One of the best tools an investor can use is something that most people have never heard of before; a Stock Screener. Yahoo has a great Stock Screener and can be found here. After opening the screener we find a bunch of variables. This article will go through various aspects of this stock screener to ensure we are buying a quality stock. I will go through them in order from top to bottom as well as describe which ones are more important.
The first variable is share price. This is as simple as it sounds. You can set a limit on what you are willing to spend at the least for a stock and what you are willing to spend at the most. After you learn enough about value investing you will learn that the price of a stock isn’t nearly as big of an aspect as it is in growth investing. This is because of dividend reinvestment.
Market Cap is the next variable and ranks as one of the highest three in importance. When we are evaluating a single stock, stocks with higher market caps have been around longer and are less likely to go bankrupt. We are going to want to set this value at around a 25billion minimum market cap. This means the value of the company is at or above 25 billion dollars.
Dividend yield is the second of the highest three in importance. For value investing we are going to use our dividends to greatly impact how many shares we have over the long term. I prefer to search for stocks that have between 3% and 6% dividend yield. While it may be enticing for a stock to have extremely high dividends of > 6%, it can actually be an indicator that the company is struggling and attempting to secure investors through high dividends.
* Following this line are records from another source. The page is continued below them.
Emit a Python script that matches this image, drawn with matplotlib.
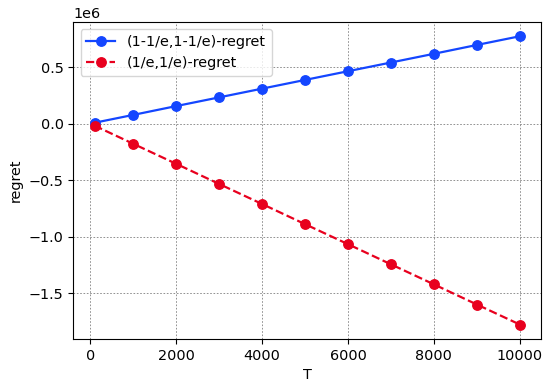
import numpy as np
import matplotlib
matplotlib.use("Agg")
import matplotlib.pyplot as plt

# ── data ──────────────────────────────────────────────────────────────────────
T = [100, 1000, 2000, 3000, 4000, 5000, 6000, 7000, 8000, 9000, 10000]
regret_hi = [0.0077e6, 0.077e6, 0.155e6, 0.232e6, 0.309e6, 0.386e6,
             0.463e6, 0.540e6, 0.617e6, 0.695e6, 0.772e6]
regret_lo = [-0.018e6, -0.178e6, -0.355e6, -0.533e6, -0.710e6, -0.888e6,
             -1.065e6, -1.243e6, -1.420e6, -1.598e6, -1.775e6]

plt.rcParams["font.size"] = 10.4

fig, ax = plt.subplots(figsize=(5.51, 3.83), dpi=100)
fig.subplots_adjust(left=0.133, right=0.982, top=0.943, bottom=0.115)

ax.plot(T, regret_hi, "-o", color="#1446ff", ms=6.8, lw=1.6,
        label="(1-1/e,1-1/e)-regret")
ax.plot(T, regret_lo, "--o", color="#e8001e", ms=6.8, lw=1.6,
        label="(1/e,1/e)-regret")

ax.set_xlabel("T")
ax.set_ylabel("regret")
ax.grid(True, color="gray", ls="--", lw=0.6, dashes=(2, 2))
ax.legend(loc="upper left")

plt.savefig("out.png", dpi=100)
plt.close()
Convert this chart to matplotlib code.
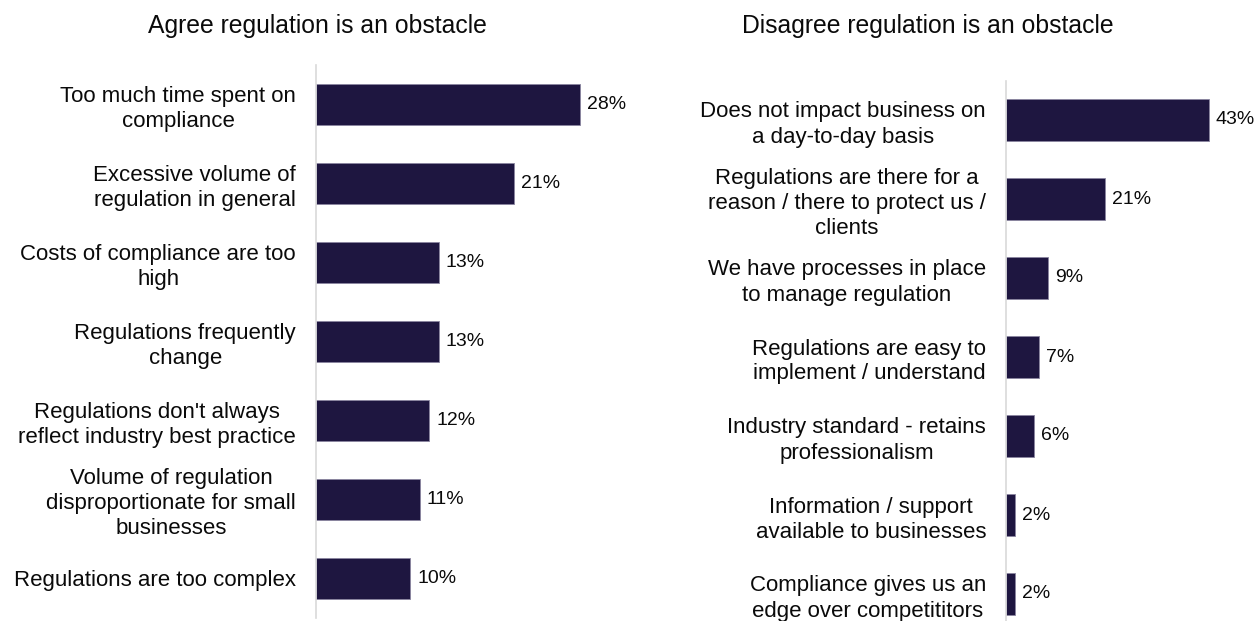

While sales revenue has its place, it isn’t of great value in our evaluation. Profit margin is however. It shows us exactly how profitable our company is. If our company isn’t profitable, we certainly can’t count on it being there in the long term. We want to set the profit margin at >10-20%. All of these are variable and you can play with them as you see fit.
Under the valuation criteria, the only one we will focus on is the Price/Earnings Ratio. This is our third of the three most important variables. This is more commonly known as a P/E ratio. This number is extremely valuable information and will let us know how ‘cheap’ we are buying a stock for. Just because apple is valued at over 400 dollars a share doesn’t mean that it can’t be bought cheap. Cheap is a relative term used in value investing to describe a stock with a very low P/E; typically less than 10 or 15.
Testing the Data
Let’s enter some data and find out what stocks come through the screener. I will set a value of 25billion for market cap, 3% to 6% dividend yield, profit margin of >10% and
Some of the stocks that pop up that I actually own myself are as follows:
Symbol Company Market Cap Div/Yld Profit Margin P / E
BMO Bank Of Montreal 40.43B 4.60% 26.1% 10.27
COP ConocoPhillips 80.70B 4.20% 12.8% 10.71
FE Pfizer, Inc. 206.34B 3.40% 27.0% 13.93
INTC Intel Corporation 114.69B 3.90% 18.1% 12.45
As you can see, I actually own 4 of the 18 stocks that come up when you screen stocks with those criteria. All of these stocks are quality stocks that long-term investors can rely on. The goal of buying single stocks opposed to a mutual fund is being able to customize your portfolio by buying only the best of each company in the sector you wish, instead of relying on a mutual fund to select the best stocks for each sector. I like to buy quality companies and diversify my portfolio on my own.
I truly believe that customizing your own portfolio by buying individual, quality stocks by using a stock screener and buying the stock when they are cheap relative to their earnings is the absolute best way to go. You aren’t relying on a mutual fund to decide which stock is best and you have complete control over your purchases.